Стиль не рождается по щучьему велению. Но от Грабаря не так легко_то было отделаться. <…> Я остановился на “Столовой”. Работы затянулись до конца декабря. Напрасно понукал Грабарь и непосредственный производитель работ белобрысый инженер Собин. Потребовалось гораздо больше времени (и денег), чтобы из развороченного старого помещения создать нечто новое и нарядное, чтобы поставить на свои места уборы измышленных комнат, наложить новые паркеты и вытянуть новые, взамен старомодных, карнизы. Среди всего этого развала, среди стукотни молотков писалась по моему эскизу стенная картина, изображавшая парк со скрещивающимися каналами и фигурами готовящихся войти в воду Дианы и ее нимф. Производство живописи я поручил Яремичу. <…> Из других комнат мне более других нравилась “Чайная” Коровина. Это была немудреная затея: суровый желтоватый холст, которым были обтянуты стены маленькой, лишенной окон комнаты, был покрыт шитьем темно-оливкового цвета – силуэтно представлявшим не то кленовые листья, не то дикий виноград. Эти панно были прикрыты темной решеткой, что создавало впечатление трельяжной беседки. По низу тянулся широкий, совершенно простой диван. Бакст в своем “Будуаре” захотел превзойти себя в смысле изящной и элегантной простоты, и это привело к созданию чего-то уже прямо “аскетического”.

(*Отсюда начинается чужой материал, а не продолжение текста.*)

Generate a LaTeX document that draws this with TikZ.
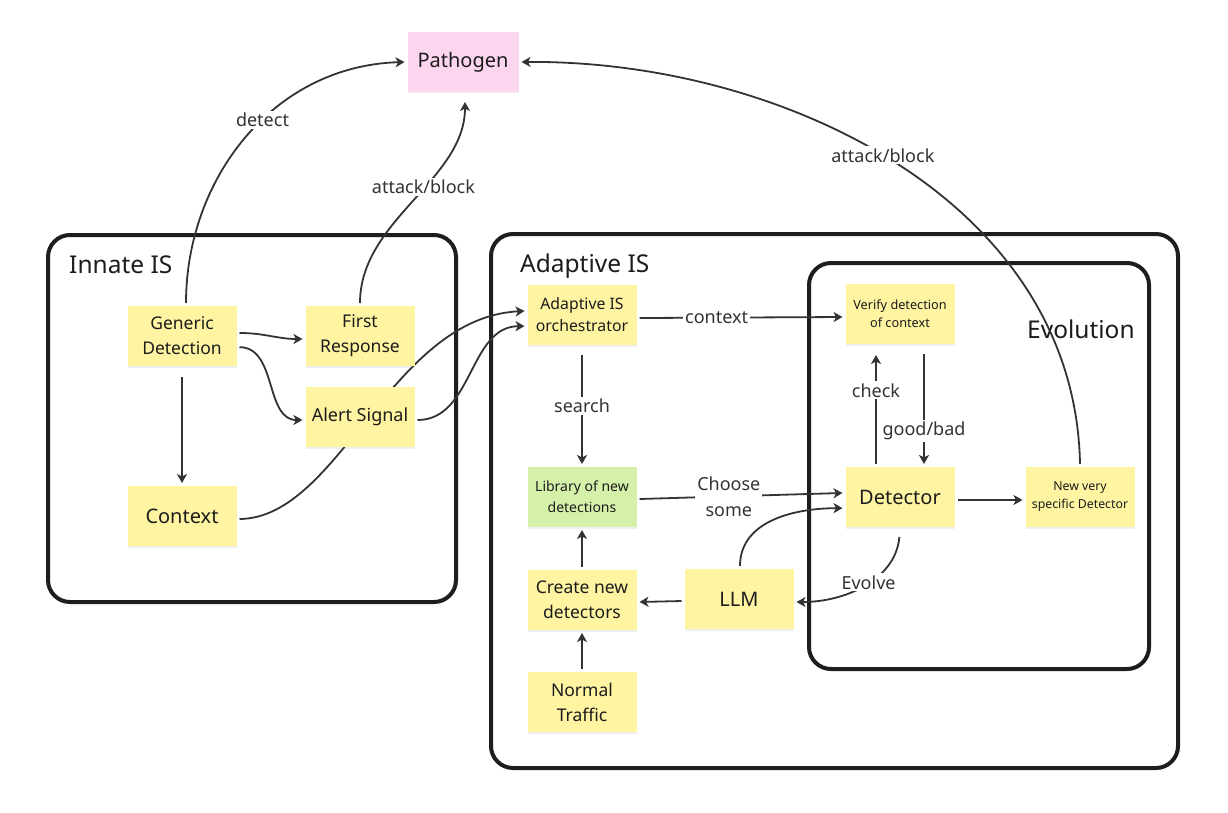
\documentclass[tikz,border=0pt]{standalone}
\usepackage{fontspec}
\setmainfont{Noto Sans}
\usetikzlibrary{arrows.meta,calc,shadows}
\definecolor{noteY}{HTML}{FEF4A2}
\definecolor{noteG}{HTML}{D5F0A9}
\definecolor{noteP}{HTML}{FCD6EF}
\definecolor{ink}{HTML}{333333}
\definecolor{framec}{HTML}{1E1E1E}
\definecolor{txt}{HTML}{1C1C1C}
\pgfdeclarelayer{bg}
\pgfdeclarelayer{edges}
\pgfsetlayers{bg,edges,main}
\newcommand{\fs}[2]{\fontsize{#1}{#2}\selectfont}
\begin{document}
\begin{tikzpicture}[x=1pt,y=-1pt,
  note/.style={fill=noteY, minimum width=109pt, minimum height=60pt, inner sep=2pt,
    align=center, text=txt, outer sep=3pt,
    drop shadow={shadow xshift=0pt,shadow yshift=-1.5pt,opacity=0.12}},
  big/.style={font=\fs{20}{24}},
  mid/.style={font=\fs{17.5}{25}},
  small/.style={font=\fs{12.7}{18}},
  frame/.style={draw=framec, line width=4pt, rounded corners=22pt},
  ftitle/.style={anchor=base west, inner sep=0pt, text=txt, font=\fs{24.5}{28}},
  conn/.style={draw=ink, line width=1.8pt, -{Stealth[length=9pt,width=10pt,inset=2.5pt]}},
  lbl/.style={fill=white, inner sep=2pt, text=ink, font=\fs{18}{26}, align=center},
]
\useasboundingbox (0,0) rectangle (1228,813);

% frames
\begin{pgfonlayer}{bg}
\fill[white] (0,0) rectangle (1228,813);
\draw[frame] (48,235) rectangle (456,602);
\draw[frame] (491,234) rectangle (1178,768);
\draw[frame] (809,263) rectangle (1149,669);
\node[ftitle] (tinnate) at (69,273) {Innate IS};
\node[ftitle] (tadapt) at (520,272) {Adaptive IS};
\node[ftitle] (tevol) at (1027,338) {Evolution};
\end{pgfonlayer}

% notes
\node[note, fill=noteP, minimum width=111pt, big] (pg) at (463,62) {Pathogen};
\node[note, mid] (gd) at (182,336) {Generic\\Detection};
\node[note, mid] (fr) at (360,336) {First\\Response};
\node[note, font=\fs{18}{24}] (as) at (360,417) {Alert Signal};
\node[note, big] (ctx) at (182,516) {Context};
\node[note, font=\fs{15.8}{22}] (or) at (582,315) {Adaptive IS\\orchestrator};
\node[note, fill=noteG, font=\fs{14}{21}] (lib) at (582,497) {Library of new\\detections};
\node[note, mid] (cr) at (582,600) {Create new\\detectors};
\node[note, mid] (nt) at (582,702) {Normal\\Traffic};
\node[note, big] (llm) at (739,599) {LLM};
\node[note, small] (ver) at (900,314) {Verify detection\\of context};
\node[note, big] (det) at (900,497) {Detector};
\node[note, font=\fs{12.3}{18}] (nv) at (1080,497) {New very\\specific Detector};

% connectors
\begin{pgfonlayer}{edges}
\draw[conn] ([xshift=4pt]gd.north) .. controls (186,180) and (272,66) .. (pg.west)
  node[lbl,pos=0.57] {detect};
\draw[conn, shorten >=7pt] (fr.north) .. controls (360,220) and (465,180) .. ([xshift=2pt]pg.south)
  node[lbl,pos=0.57] {attack/block};
\draw[conn] (nv.north) .. controls (1075,200) and (780,60) .. (pg.east)
  node[lbl,pos=0.52] {attack/block};
\draw[conn] (gd.3) to[out=0,in=180] (fr.183);
\draw[conn] (gd.-11) to[out=0,in=180] (as.183);
\draw[conn, shorten <=8pt] (gd.south) -- (ctx.north);
\draw[conn] (ctx.-3) .. controls (340,518) and (390,318) .. (or.176);
\draw[conn] (as.-3) to[out=0,in=180] (or.191);
\draw[conn] (or.-3) -- (ver.183) node[lbl,pos=0.38] {context};
\draw[conn, shorten <=7pt] (or.south) -- (lib.north) node[lbl,midway] {search};
\draw[conn] (lib.-2) -- (det.176) node[lbl,pos=0.44] {Choose\\some};
\draw[conn] ([xshift=1pt]llm.north) to[out=90,in=180] (det.191);
\draw[conn, shorten >=8pt] ([xshift=-24pt]det.north) -- ([xshift=-24pt]ver.south)
  node[lbl,pos=0.63] {check};
\draw[conn, shorten <=7pt] ([xshift=24pt]ver.south) -- ([xshift=24pt]det.north)
  node[lbl,pos=0.72] {good/bad};
\draw[conn] (det.-3) -- (nv.183);
\draw[conn, shorten <=7pt] (det.south) to[out=-95,in=0]
  node[lbl,pos=0.47] {Evolve} (llm.-3);
\draw[conn] (llm.182) -- (cr.-2);
\draw[conn] (cr.north) -- (lib.south);
\draw[conn] (nt.north) -- (cr.south);
\end{pgfonlayer}
\end{tikzpicture}
\end{document}
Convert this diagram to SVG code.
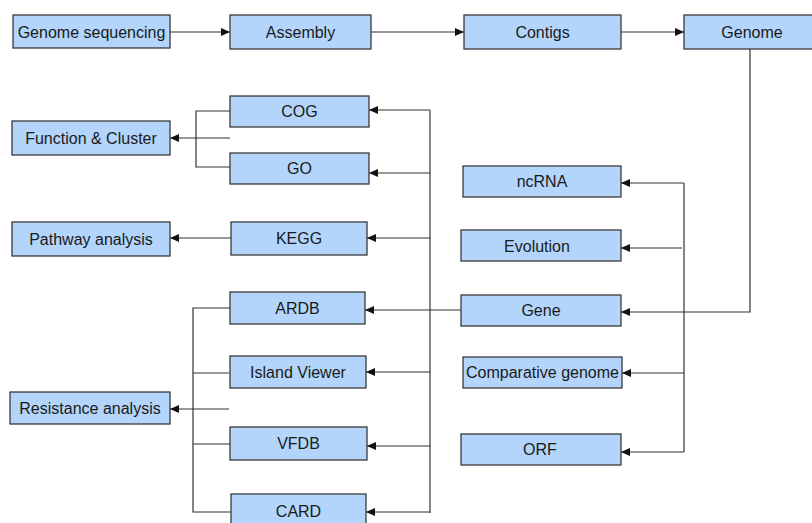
<svg xmlns="http://www.w3.org/2000/svg" width="812" height="523" viewBox="0 0 812 523">
<defs>
<style>
.box{fill:#b3d5fb;stroke:#3a3a3a;stroke-width:1.3}
.t{font-family:"Liberation Sans",Arial,sans-serif;font-size:16px;fill:#1a1a1a;text-anchor:middle;dominant-baseline:central}
.c{fill:none;stroke:#333;stroke-width:1.2}
.a{marker-end:url(#ah)}
</style>
<marker id="ah" markerWidth="10" markerHeight="8" refX="9" refY="4" orient="auto" markerUnits="userSpaceOnUse">
<path d="M0,0 L9,4 L0,8 z" fill="#111"/>
</marker>
</defs>
<rect width="812" height="523" fill="#fff"/>
<g id="connectors">
<path class="c a" d="M170,32 H230"/>
<path class="c a" d="M371,32 H464"/>
<path class="c a" d="M621,32 H684"/>
<path class="c a" d="M750,49 V312 H621"/>
<path class="c" d="M684,183 V452"/>
<path class="c a" d="M684,183 H621"/>
<path class="c a" d="M682,248 H621"/>
<path class="c a" d="M684,373 H622"/>
<path class="c a" d="M684,452 H621"/>
<path class="c" d="M430,110 V513"/>
<path class="c a" d="M430,110 H369"/>
<path class="c a" d="M430,173 H369"/>
<path class="c a" d="M430,238 H367"/>
<path class="c a" d="M461,310 H365"/>
<path class="c a" d="M430,372 H366"/>
<path class="c a" d="M430,446 H367"/>
<path class="c a" d="M430,512 H366"/>
<path class="c" d="M230,111 H196 V167 H230"/>
<path class="c a" d="M230,138 H170"/>
<path class="c a" d="M231,238 H170"/>
<path class="c" d="M230,308 H193 V512 H231"/>
<path class="c" d="M193,373 H229"/>
<path class="c" d="M193,444 H231"/>
<path class="c a" d="M229,409 H170"/>
</g>
<g id="genome-sequencing"><rect class="box" x="13" y="15" width="157" height="33"/><text class="t" x="91.5" y="32">Genome sequencing</text></g>
<g id="assembly"><rect class="box" x="230" y="15" width="141" height="34"/><text class="t" x="300.5" y="32">Assembly</text></g>
<g id="contigs"><rect class="box" x="464" y="15" width="157" height="34"/><text class="t" x="542.5" y="32">Contigs</text></g>
<g id="genome"><rect class="box" x="684" y="15" width="136" height="34"/><text class="t" x="752" y="32">Genome</text></g>
<g id="cog"><rect class="box" x="230" y="96" width="139" height="31"/><text class="t" x="299.5" y="111.5">COG</text></g>
<g id="go"><rect class="box" x="230" y="153" width="139" height="31"/><text class="t" x="299.5" y="168.5">GO</text></g>
<g id="function-cluster"><rect class="box" x="12" y="121" width="158" height="34"/><text class="t" x="91" y="138">Function &amp; Cluster</text></g>
<g id="kegg"><rect class="box" x="231" y="222" width="136" height="33"/><text class="t" x="299" y="238.5">KEGG</text></g>
<g id="pathway-analysis"><rect class="box" x="12" y="222" width="158" height="34"/><text class="t" x="91" y="239">Pathway analysis</text></g>
<g id="ardb"><rect class="box" x="230" y="292" width="135" height="32"/><text class="t" x="297.5" y="308">ARDB</text></g>
<g id="island-viewer"><rect class="box" x="230" y="356" width="136" height="32"/><text class="t" x="298" y="372">Island Viewer</text></g>
<g id="vfdb"><rect class="box" x="230" y="427" width="137" height="33"/><text class="t" x="298.5" y="443.5">VFDB</text></g>
<g id="card"><rect class="box" x="231" y="494" width="135" height="33"/><text class="t" x="298.5" y="511">CARD</text></g>
<g id="resistance-analysis"><rect class="box" x="10" y="392" width="160" height="32"/><text class="t" x="90" y="408">Resistance analysis</text></g>
<g id="ncrna"><rect class="box" x="463" y="166" width="158" height="31"/><text class="t" x="542" y="181.5">ncRNA</text></g>
<g id="evolution"><rect class="box" x="461" y="230" width="160" height="31"/><text class="t" x="537" y="246">Evolution</text></g>
<g id="gene"><rect class="box" x="461" y="295" width="160" height="31"/><text class="t" x="541" y="310.5">Gene</text></g>
<g id="comparative-genome"><rect class="box" x="463" y="357" width="159" height="31"/><text class="t" x="542.5" y="372.5">Comparative genome</text></g>
<g id="orf"><rect class="box" x="461" y="434" width="160" height="31"/><text class="t" x="540" y="449.5">ORF</text></g>
</svg>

А.Бенуа и Е.Лансере. Столовая
Мне больше всего нравились в этой круглой комнатушке барельефы, изображавшие спящих детей, которые венчали под самым потолком род пилястров, составляющих весь убор стен. Сочиненной им мебели можно сделать упрек – стулья, туалетный столик, шифоньер обладали слишком жидкими формами, производил болезненное впечатление своей “ломкостью”. “Светелка”, “Горенка” или “Теремок” Головина была единственной уступкой среди всего этого “европеизма” каким-то национальным исканиям – в духе того, что творилось княгиней Тенишевой в ее Талашкине. Четыре стены низкого помещения, которые освещались через полукруглое окно, были сплошь убраны пестро раскрашенной резьбой, в которую были вставлены майоликовые части в виде большой лежанки и какого-то подобия печи. Главным мотивом были рядом сидящие совы, призванные создавать “сказочное настроение”, среди корявых форм можно было различить и других фантастических животных.
Л.Бакст Будуар
(Керамические панно были созданы скульптором Александром Матвеевым.) Щербатов и Мекк были в упоении от проявления такого ”русского” начала и впоследствии князь поместил эту светелку у себя в имении. Но мое недоверие к “архитектурному маскараду” при всей приятности головинских красок не было поколеблено. Мне казалось, что в такой горенке нельзя пробыть и два дня». Добужинский, напротив, разделял мнения меценатов: «Этот теремок, хотя и выпадал из общего стиля, будучи чересчур театральным, был настоящим маленьким chef-d’oeuvre и невиданная в Петербурге новость». К сожалению, первая «галерея современного дизайна» просуществовала недолго. Несмотря на то что князь Щербатов потратил на ее осуществление больше 100 тысяч рублей, общество так и не стало доходным. Устроители разуверились в целесообразности и художественном смысле своей затеи в ближайшие месяцы.